Pameran ini mewakilkan karya-karya dosen dari lima studio di lingkungan Program Studi Seni Rupa: seni lukis, seni patung, seni grafis, seni keramik, dan intermedia. Kita akan diajak ke pengalaman berbeda-beda: realitas-representasi-simulasi. Ini seakan menyiratkan gerak perkembangan seni rupa secara umum dewasa ini. Bentuk-bentuk ekspresif yang dibangun melalui garis, bentuk atau sapuan kuas tidak terlampau menonjol – sebagaimana ciri khas Seni Rupa-ITB semenjak lama; perjalanan ke arah subliminal individu justru mengemuka lebih kuat. Setiap seniman dosen ini agaknya mengusahakan munculnya “lema-lema” baru yang mendesak nilai riil – yang selalu berubah-rubah menurut ukuran ruang dan waktu. Nilai riil merupakan nilai yang berkebalikan dari nilai intrinsik (harfiah) – yang tertulis/tergambar secara apa adanya. Mereka tak hanya menempatkan satu nilai lebih dari lainnya. Yang terjadi adalah upaya untuk menyeimbangkannya. “Karakter” seni rupa ini, semenjak pameran Sebelas Seniman Bandung pada 1966 (leluhur para dosen yang berpameran sekarang) berhasil meluaskan pengaruh estetik. Karena itulah, di lihat dari sisi ini, kontribusi Seni Rupa-ITB di medan seni Indonesia tidak sedikit. Tetapi embrio pameran Sebelas Seniman Bandung itu tetap berhutang sejarah dengan pameran tonggak 1954 – pameran seniman Bandung (umumnya pelukis muda Seni Rupa-ITB) yang tak kalah mengejutkan khalayak. Dua pameran itu tak hanya “merubah Seni Rupa-ITB”, tetapi juga “Seni Rupa Indonesia” (saya tidak ingin berlebihan, tetapi ingin memanfaatkannya sebagai lecutan).

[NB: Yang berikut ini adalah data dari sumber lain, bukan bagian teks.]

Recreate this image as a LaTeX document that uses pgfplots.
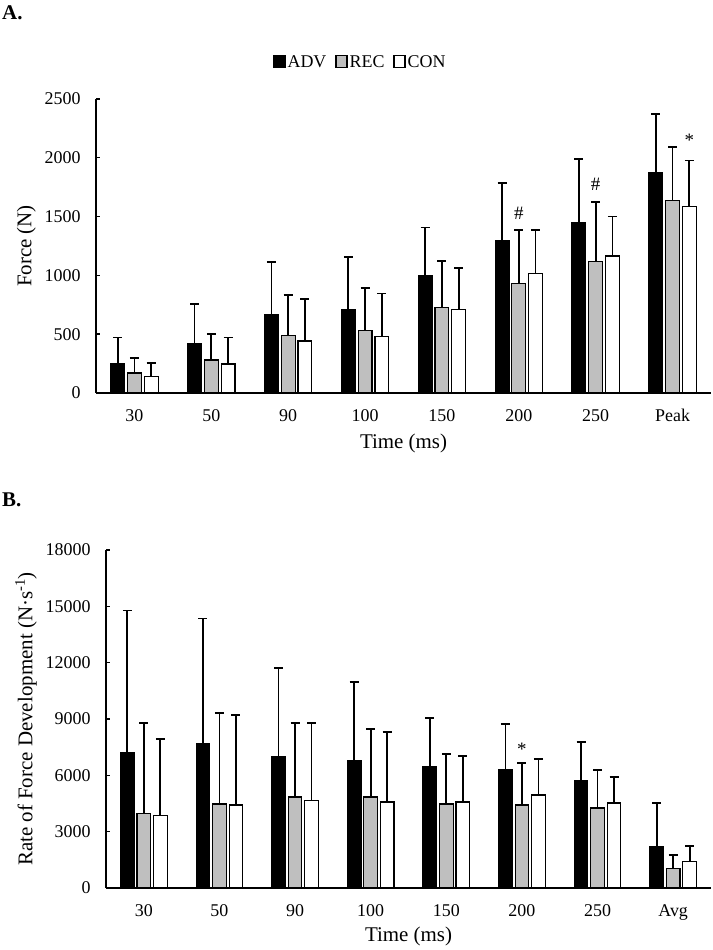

Kembali ke pameran ini, apakah masih relevan memikirkan perubahan seni rupa hanya karena satu buah, dua buah atau tiga buah pameran? Leluhur pameran ini telah membuktikannya. Kepada mereka kita beri rasa hormat yang setinggi-setingginya dan terimakasih sedalam-dalamnya. Apakah pameran kali ini, hampir 50 tahun kemudian, bisa menawarkan kehormatan baru atau sebatas melestarikan nilai sejarahnya? Semoga begitu.